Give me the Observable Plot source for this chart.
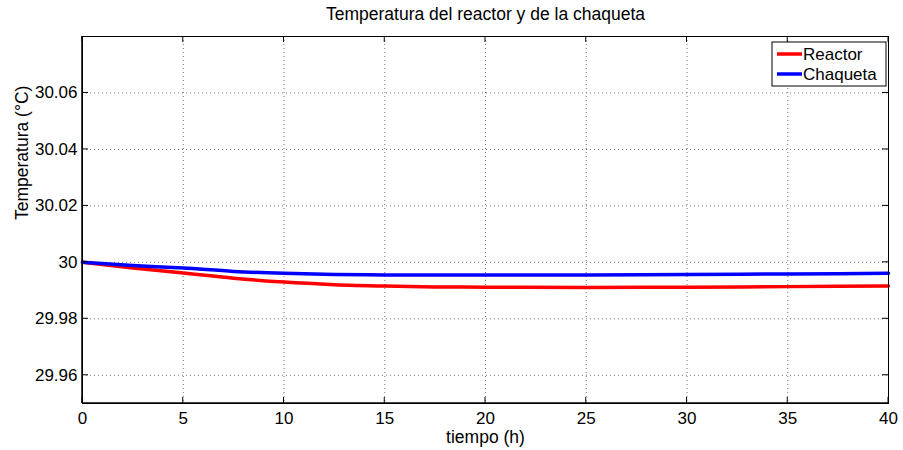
<!DOCTYPE html>
<html>
<head>
<meta charset="utf-8">
<script src="https://cdn.jsdelivr.net/npm/d3@7"></script>
<script src="https://cdn.jsdelivr.net/npm/@observablehq/plot@0.6"></script>
<style>
  html, body { margin: 0; padding: 0; background: #fff; }
  svg { display: block; }
</style>
</head>
<body>
<div id="chart"></div>
<script>
const title = "Temperatura del reactor y de la chaqueta";
const xLabel = "tiempo (h)";
const yLabel = "Temperatura (°C)";
const seriesNames = ["Reactor", "Chaqueta"];
const seriesColors = ["#ff0000", "#0000ff"];

const tReactor = [0, 2.5, 5, 7.5, 10, 12.5, 15, 17.5, 20, 25, 30, 35, 40];
const vReactor = [30, 29.9980, 29.9962, 29.9944, 29.9930, 29.9921, 29.9916, 29.9913, 29.9912, 29.9911, 29.9912, 29.9914, 29.9916];
const tChaqueta = [0, 2.5, 5, 7.5, 10, 12.5, 15, 17.5, 20, 25, 30, 35, 40];
const vChaqueta = [30, 29.9989, 29.9980, 29.9968, 29.9961, 29.9957, 29.99555, 29.9955, 29.9955, 29.99555, 29.9957, 29.9959, 29.9961];

const xTicks = [0, 5, 10, 15, 20, 25, 30, 35, 40];
const yTicks = [29.96, 29.98, 30, 30.02, 30.04, 30.06];
const yTickLabels = ["29.96", "29.98", "30", "30.02", "30.04", "30.06"];

const data = [
  ...tReactor.map((t, i) => ({t, v: vReactor[i], s: seriesNames[0]})),
  ...tChaqueta.map((t, i) => ({t, v: vChaqueta[i], s: seriesNames[1]}))
];

const W = 903, H = 450;
const mL = 82, mR = 15, mT = 36, mB = 47;
const font = "'Liberation Sans', Arial, Helvetica, sans-serif";
const fs = 17;

const plot = Plot.plot({
  width: W, height: H,
  marginLeft: mL, marginRight: mR, marginTop: mT, marginBottom: mB,
  style: {fontFamily: font, fontSize: fs + "px", color: "#000", background: "#fff"},
  x: {domain: [0, 40]},
  y: {domain: [29.95, 30.08]},
  color: {domain: seriesNames, range: seriesColors},
  marks: [
    Plot.gridX(xTicks, {stroke: "#777", strokeOpacity: 1, strokeDasharray: "1,3"}),
    Plot.gridY(yTicks, {stroke: "#777", strokeOpacity: 1, strokeDasharray: "1,3"}),
    Plot.line(data, {x: "t", y: "v", z: "s", stroke: "s", strokeWidth: 3.5, curve: "monotone-x"}),
    Plot.axisX(xTicks, {tickSize: 0, tickPadding: 8, fontSize: fs, label: null}),
    Plot.axisY(yTicks, {tickSize: 0, tickPadding: 5, fontSize: fs, label: null,
      tickFormat: d => yTickLabels[yTicks.indexOf(d)]}),
    Plot.frame({stroke: "#000", strokeWidth: 1}),
    Plot.text([title], {frameAnchor: "top", dy: -22, fontSize: 17.5, lineAnchor: "middle"}),
    Plot.text([xLabel], {frameAnchor: "bottom", dy: 34, fontSize: 17.5, lineAnchor: "middle"}),
    Plot.text([yLabel], {frameAnchor: "left", dx: -60, rotate: -90, fontSize: 17.5, lineAnchor: "middle"})
  ]
});

// inward tick marks on all four sides + legend
const sx = plot.scale("x"), sy = plot.scale("y");
const svg = d3.select(plot);
const g = svg.append("g").attr("stroke", "#000").attr("stroke-width", 1);
const x0 = mL, x1 = W - mR, y0 = mT, y1 = H - mB, tl = 6;
xTicks.forEach(v => {
  const px = sx.apply(v);
  g.append("line").attr("x1", px).attr("x2", px).attr("y1", y1).attr("y2", y1 - tl);
  g.append("line").attr("x1", px).attr("x2", px).attr("y1", y0).attr("y2", y0 + tl);
});
yTicks.forEach(v => {
  const py = sy.apply(v);
  g.append("line").attr("y1", py).attr("y2", py).attr("x1", x0).attr("x2", x0 + tl);
  g.append("line").attr("y1", py).attr("y2", py).attr("x1", x1).attr("x2", x1 - tl);
});
g.append("line").attr("x1", x0).attr("x2", x1).attr("y1", y1).attr("y2", y1).attr("stroke-width", 1.5);
g.append("line").attr("x1", x0).attr("x2", x0).attr("y1", y0).attr("y2", y1).attr("stroke-width", 1.5);

const lg = svg.append("g").attr("font-family", font).attr("font-size", fs).attr("text-anchor", "start");
const lx = x1 - 116, ly = y0 + 6, lw = 114, lh = 44;
lg.append("rect").attr("x", lx).attr("y", ly).attr("width", lw).attr("height", lh)
  .attr("fill", "#fff").attr("stroke", "#000").attr("stroke-width", 1);
seriesNames.forEach((name, i) => {
  const yy = ly + 12 + i * 20;
  lg.append("line").attr("x1", lx + 5).attr("x2", lx + 30).attr("y1", yy).attr("y2", yy)
    .attr("stroke", seriesColors[i]).attr("stroke-width", 3.5);
  lg.append("text").attr("x", lx + 31).attr("y", yy).attr("dy", "0.35em").attr("fill", "#000").text(name);
});

document.getElementById("chart").appendChild(plot);
</script>
</body>
</html>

::::::::

§ WRITTEN INSTRUCTION
Give an exact reproduction of every line, leaving out any picture.

§ RESPONSE TO THIS EXERCISE
Give me the Observable Plot source for this chart.
<!DOCTYPE html>
<html>
<head>
<meta charset="utf-8">
<script src="https://cdn.jsdelivr.net/npm/d3@7"></script>
<script src="https://cdn.jsdelivr.net/npm/@observablehq/plot@0.6"></script>
<style>
  html, body { margin: 0; padding: 0; background: #fff; }
  svg { display: block; }
</style>
</head>
<body>
<div id="chart"></div>
<script>
const title = "Temperatura del reactor y de la chaqueta";
const xLabel = "tiempo (h)";
const yLabel = "Temperatura (°C)";
const seriesNames = ["Reactor", "Chaqueta"];
const seriesColors = ["#ff0000", "#0000ff"];

const tReactor = [0, 2.5, 5, 7.5, 10, 12.5, 15, 17.5, 20, 25, 30, 35, 40];
const vReactor = [30, 29.9980, 29.9962, 29.9944, 29.9930, 29.9921, 29.9916, 29.9913, 29.9912, 29.9911, 29.9912, 29.9914, 29.9916];
const tChaqueta = [0, 2.5, 5, 7.5, 10, 12.5, 15, 17.5, 20, 25, 30, 35, 40];
const vChaqueta = [30, 29.9989, 29.9980, 29.9968, 29.9961, 29.9957, 29.99555, 29.9955, 29.9955, 29.99555, 29.9957, 29.9959, 29.9961];

const xTicks = [0, 5, 10, 15, 20, 25, 30, 35, 40];
const yTicks = [29.96, 29.98, 30, 30.02, 30.04, 30.06];
const yTickLabels = ["29.96", "29.98", "30", "30.02", "30.04", "30.06"];

const data = [
  ...tReactor.map((t, i) => ({t, v: vReactor[i], s: seriesNames[0]})),
  ...tChaqueta.map((t, i) => ({t, v: vChaqueta[i], s: seriesNames[1]}))
];

const W = 903, H = 450;
const mL = 82, mR = 15, mT = 36, mB = 47;
const font = "'Liberation Sans', Arial, Helvetica, sans-serif";
const fs = 17;

const plot = Plot.plot({
  width: W, height: H,
  marginLeft: mL, marginRight: mR, marginTop: mT, marginBottom: mB,
  style: {fontFamily: font, fontSize: fs + "px", color: "#000", background: "#fff"},
  x: {domain: [0, 40]},
  y: {domain: [29.95, 30.08]},
  color: {domain: seriesNames, range: seriesColors},
  marks: [
    Plot.gridX(xTicks, {stroke: "#777", strokeOpacity: 1, strokeDasharray: "1,3"}),
    Plot.gridY(yTicks, {stroke: "#777", strokeOpacity: 1, strokeDasharray: "1,3"}),
    Plot.line(data, {x: "t", y: "v", z: "s", stroke: "s", strokeWidth: 3.5, curve: "monotone-x"}),
    Plot.axisX(xTicks, {tickSize: 0, tickPadding: 8, fontSize: fs, label: null}),
    Plot.axisY(yTicks, {tickSize: 0, tickPadding: 5, fontSize: fs, label: null,
      tickFormat: d => yTickLabels[yTicks.indexOf(d)]}),
    Plot.frame({stroke: "#000", strokeWidth: 1}),
    Plot.text([title], {frameAnchor: "top", dy: -22, fontSize: 17.5, lineAnchor: "middle"}),
    Plot.text([xLabel], {frameAnchor: "bottom", dy: 34, fontSize: 17.5, lineAnchor: "middle"}),
    Plot.text([yLabel], {frameAnchor: "left", dx: -60, rotate: -90, fontSize: 17.5, lineAnchor: "middle"})
  ]
});

// inward tick marks on all four sides + legend
const sx = plot.scale("x"), sy = plot.scale("y");
const svg = d3.select(plot);
const g = svg.append("g").attr("stroke", "#000").attr("stroke-width", 1);
const x0 = mL, x1 = W - mR, y0 = mT, y1 = H - mB, tl = 6;
xTicks.forEach(v => {
  const px = sx.apply(v);
  g.append("line").attr("x1", px).attr("x2", px).attr("y1", y1).attr("y2", y1 - tl);
  g.append("line").attr("x1", px).attr("x2", px).attr("y1", y0).attr("y2", y0 + tl);
});
yTicks.forEach(v => {
  const py = sy.apply(v);
  g.append("line").attr("y1", py).attr("y2", py).attr("x1", x0).attr("x2", x0 + tl);
  g.append("line").attr("y1", py).attr("y2", py).attr("x1", x1).attr("x2", x1 - tl);
});
g.append("line").attr("x1", x0).attr("x2", x1).attr("y1", y1).attr("y2", y1).attr("stroke-width", 1.5);
g.append("line").attr("x1", x0).attr("x2", x0).attr("y1", y0).attr("y2", y1).attr("stroke-width", 1.5);

const lg = svg.append("g").attr("font-family", font).attr("font-size", fs).attr("text-anchor", "start");
const lx = x1 - 116, ly = y0 + 6, lw = 114, lh = 44;
lg.append("rect").attr("x", lx).attr("y", ly).attr("width", lw).attr("height", lh)
  .attr("fill", "#fff").attr("stroke", "#000").attr("stroke-width", 1);
seriesNames.forEach((name, i) => {
  const yy = ly + 12 + i * 20;
  lg.append("line").attr("x1", lx + 5).attr("x2", lx + 30).attr("y1", yy).attr("y2", yy)
    .attr("stroke", seriesColors[i]).attr("stroke-width", 3.5);
  lg.append("text").attr("x", lx + 31).attr("y", yy).attr("dy", "0.35em").attr("fill", "#000").text(name);
});

document.getElementById("chart").appendChild(plot);
</script>
</body>
</html>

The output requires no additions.